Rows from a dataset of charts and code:
————————
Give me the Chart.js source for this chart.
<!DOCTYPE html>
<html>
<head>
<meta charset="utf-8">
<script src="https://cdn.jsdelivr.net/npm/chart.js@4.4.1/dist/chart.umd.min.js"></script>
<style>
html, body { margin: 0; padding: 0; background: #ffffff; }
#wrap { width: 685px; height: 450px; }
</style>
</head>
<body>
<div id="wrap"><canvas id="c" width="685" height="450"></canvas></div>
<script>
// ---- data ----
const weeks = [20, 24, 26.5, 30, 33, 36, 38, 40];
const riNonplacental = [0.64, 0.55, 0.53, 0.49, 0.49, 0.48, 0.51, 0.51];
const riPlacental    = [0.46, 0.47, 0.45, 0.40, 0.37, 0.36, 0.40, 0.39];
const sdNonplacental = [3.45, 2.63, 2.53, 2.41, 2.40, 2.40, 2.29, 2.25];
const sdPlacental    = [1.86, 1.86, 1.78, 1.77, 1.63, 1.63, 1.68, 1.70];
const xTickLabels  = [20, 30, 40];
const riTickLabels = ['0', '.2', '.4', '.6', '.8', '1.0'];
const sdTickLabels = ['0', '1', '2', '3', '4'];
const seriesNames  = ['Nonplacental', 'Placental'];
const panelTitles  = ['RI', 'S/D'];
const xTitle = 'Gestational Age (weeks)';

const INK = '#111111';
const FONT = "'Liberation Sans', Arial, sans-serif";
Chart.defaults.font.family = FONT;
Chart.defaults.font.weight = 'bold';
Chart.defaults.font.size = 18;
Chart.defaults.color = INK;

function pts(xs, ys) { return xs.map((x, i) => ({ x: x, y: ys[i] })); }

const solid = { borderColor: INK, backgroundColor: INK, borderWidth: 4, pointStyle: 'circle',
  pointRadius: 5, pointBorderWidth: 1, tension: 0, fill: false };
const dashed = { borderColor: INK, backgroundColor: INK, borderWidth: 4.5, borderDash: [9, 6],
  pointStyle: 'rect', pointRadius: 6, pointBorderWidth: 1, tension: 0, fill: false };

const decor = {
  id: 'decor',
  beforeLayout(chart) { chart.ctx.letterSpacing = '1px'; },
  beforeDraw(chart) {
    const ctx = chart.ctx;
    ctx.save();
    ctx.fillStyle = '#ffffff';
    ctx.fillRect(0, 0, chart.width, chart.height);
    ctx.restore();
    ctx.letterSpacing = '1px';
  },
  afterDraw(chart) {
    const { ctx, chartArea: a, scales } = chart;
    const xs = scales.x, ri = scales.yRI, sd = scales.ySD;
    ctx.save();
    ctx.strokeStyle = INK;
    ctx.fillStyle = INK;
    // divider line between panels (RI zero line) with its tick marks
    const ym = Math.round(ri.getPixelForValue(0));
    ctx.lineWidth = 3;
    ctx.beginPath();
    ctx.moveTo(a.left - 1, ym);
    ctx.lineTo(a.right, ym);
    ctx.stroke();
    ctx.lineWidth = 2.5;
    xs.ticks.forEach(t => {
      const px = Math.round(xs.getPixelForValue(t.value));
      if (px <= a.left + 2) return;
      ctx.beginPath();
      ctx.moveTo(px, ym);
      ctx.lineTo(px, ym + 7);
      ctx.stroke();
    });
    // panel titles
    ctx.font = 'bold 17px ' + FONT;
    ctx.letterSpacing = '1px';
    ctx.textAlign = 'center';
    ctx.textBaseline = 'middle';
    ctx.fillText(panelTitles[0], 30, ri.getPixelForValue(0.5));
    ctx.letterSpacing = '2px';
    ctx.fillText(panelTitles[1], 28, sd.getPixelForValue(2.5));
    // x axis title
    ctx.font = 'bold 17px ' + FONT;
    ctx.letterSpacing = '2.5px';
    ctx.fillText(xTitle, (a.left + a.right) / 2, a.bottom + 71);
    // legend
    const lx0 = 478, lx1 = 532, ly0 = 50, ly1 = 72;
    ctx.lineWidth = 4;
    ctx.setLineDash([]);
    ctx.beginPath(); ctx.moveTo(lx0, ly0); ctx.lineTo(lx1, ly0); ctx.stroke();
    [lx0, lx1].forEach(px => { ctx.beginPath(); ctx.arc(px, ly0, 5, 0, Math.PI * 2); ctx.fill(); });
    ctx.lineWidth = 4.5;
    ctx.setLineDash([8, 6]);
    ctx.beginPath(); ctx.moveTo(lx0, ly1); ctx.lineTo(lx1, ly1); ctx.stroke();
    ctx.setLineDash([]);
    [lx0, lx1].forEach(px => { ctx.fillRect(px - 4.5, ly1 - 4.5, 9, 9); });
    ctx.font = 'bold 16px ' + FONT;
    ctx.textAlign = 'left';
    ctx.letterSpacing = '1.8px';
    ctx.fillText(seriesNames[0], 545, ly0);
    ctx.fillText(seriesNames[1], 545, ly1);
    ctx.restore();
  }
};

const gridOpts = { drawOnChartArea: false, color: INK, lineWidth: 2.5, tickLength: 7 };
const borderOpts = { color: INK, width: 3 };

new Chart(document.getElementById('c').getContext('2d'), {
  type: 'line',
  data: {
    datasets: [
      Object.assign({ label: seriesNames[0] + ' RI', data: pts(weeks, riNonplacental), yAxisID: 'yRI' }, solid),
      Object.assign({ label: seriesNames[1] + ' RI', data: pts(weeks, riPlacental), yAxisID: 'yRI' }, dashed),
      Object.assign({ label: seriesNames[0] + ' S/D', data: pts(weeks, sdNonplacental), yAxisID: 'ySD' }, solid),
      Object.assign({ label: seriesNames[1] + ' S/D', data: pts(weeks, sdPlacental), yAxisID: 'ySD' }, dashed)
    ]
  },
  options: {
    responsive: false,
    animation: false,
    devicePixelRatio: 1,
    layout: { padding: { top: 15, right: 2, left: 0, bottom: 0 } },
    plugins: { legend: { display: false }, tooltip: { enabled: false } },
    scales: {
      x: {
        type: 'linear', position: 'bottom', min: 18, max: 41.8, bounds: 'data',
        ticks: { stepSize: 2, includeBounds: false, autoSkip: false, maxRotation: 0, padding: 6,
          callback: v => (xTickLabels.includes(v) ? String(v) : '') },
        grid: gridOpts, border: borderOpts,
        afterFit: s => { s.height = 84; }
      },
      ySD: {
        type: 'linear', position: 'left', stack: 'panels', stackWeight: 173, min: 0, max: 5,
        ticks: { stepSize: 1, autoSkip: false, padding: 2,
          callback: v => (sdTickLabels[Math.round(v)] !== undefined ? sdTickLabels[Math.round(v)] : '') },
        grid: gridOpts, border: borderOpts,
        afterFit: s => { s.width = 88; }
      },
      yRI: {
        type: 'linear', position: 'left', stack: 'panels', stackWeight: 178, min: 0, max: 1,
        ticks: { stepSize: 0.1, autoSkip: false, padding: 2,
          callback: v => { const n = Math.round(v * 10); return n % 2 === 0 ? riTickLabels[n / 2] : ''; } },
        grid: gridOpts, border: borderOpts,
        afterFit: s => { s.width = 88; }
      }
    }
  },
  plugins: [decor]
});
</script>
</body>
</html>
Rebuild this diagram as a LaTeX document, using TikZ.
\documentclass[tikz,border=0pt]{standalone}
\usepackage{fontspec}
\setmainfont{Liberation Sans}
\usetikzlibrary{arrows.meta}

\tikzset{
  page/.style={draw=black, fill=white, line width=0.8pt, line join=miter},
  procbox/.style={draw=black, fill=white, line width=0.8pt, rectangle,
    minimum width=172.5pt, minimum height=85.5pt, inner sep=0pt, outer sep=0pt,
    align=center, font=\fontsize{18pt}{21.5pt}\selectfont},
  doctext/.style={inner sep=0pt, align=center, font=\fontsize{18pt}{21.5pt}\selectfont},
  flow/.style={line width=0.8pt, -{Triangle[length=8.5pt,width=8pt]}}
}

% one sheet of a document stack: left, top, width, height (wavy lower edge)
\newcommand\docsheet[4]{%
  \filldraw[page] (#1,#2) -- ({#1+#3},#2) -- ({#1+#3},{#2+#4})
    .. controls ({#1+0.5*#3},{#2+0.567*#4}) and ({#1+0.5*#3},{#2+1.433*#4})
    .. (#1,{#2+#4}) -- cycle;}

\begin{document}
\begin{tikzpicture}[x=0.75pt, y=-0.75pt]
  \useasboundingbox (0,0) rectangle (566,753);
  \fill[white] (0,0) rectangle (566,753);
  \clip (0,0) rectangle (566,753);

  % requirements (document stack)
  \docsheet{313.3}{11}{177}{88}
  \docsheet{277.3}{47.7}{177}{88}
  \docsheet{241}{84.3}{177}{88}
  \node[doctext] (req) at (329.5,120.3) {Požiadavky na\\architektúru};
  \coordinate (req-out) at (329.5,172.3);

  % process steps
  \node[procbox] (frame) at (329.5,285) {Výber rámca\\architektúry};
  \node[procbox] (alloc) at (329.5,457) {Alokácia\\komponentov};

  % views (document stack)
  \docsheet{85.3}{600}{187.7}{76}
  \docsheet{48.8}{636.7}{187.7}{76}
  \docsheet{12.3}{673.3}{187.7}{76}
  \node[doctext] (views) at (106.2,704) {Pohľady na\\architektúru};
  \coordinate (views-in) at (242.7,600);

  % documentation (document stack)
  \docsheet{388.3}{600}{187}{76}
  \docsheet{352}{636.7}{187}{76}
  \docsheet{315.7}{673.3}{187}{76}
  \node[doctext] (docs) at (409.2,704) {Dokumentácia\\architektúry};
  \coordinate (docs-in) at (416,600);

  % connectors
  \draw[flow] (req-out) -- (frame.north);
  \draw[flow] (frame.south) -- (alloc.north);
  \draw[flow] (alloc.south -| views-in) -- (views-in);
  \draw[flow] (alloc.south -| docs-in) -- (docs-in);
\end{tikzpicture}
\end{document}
————————
WRITTEN REQUEST: Scan the lines for the string "this". Copy out each line that matches.

WRITTEN ANSWER:
Give me the Chart.js source for this chart.
Rebuild this diagram as a LaTeX document, using TikZ.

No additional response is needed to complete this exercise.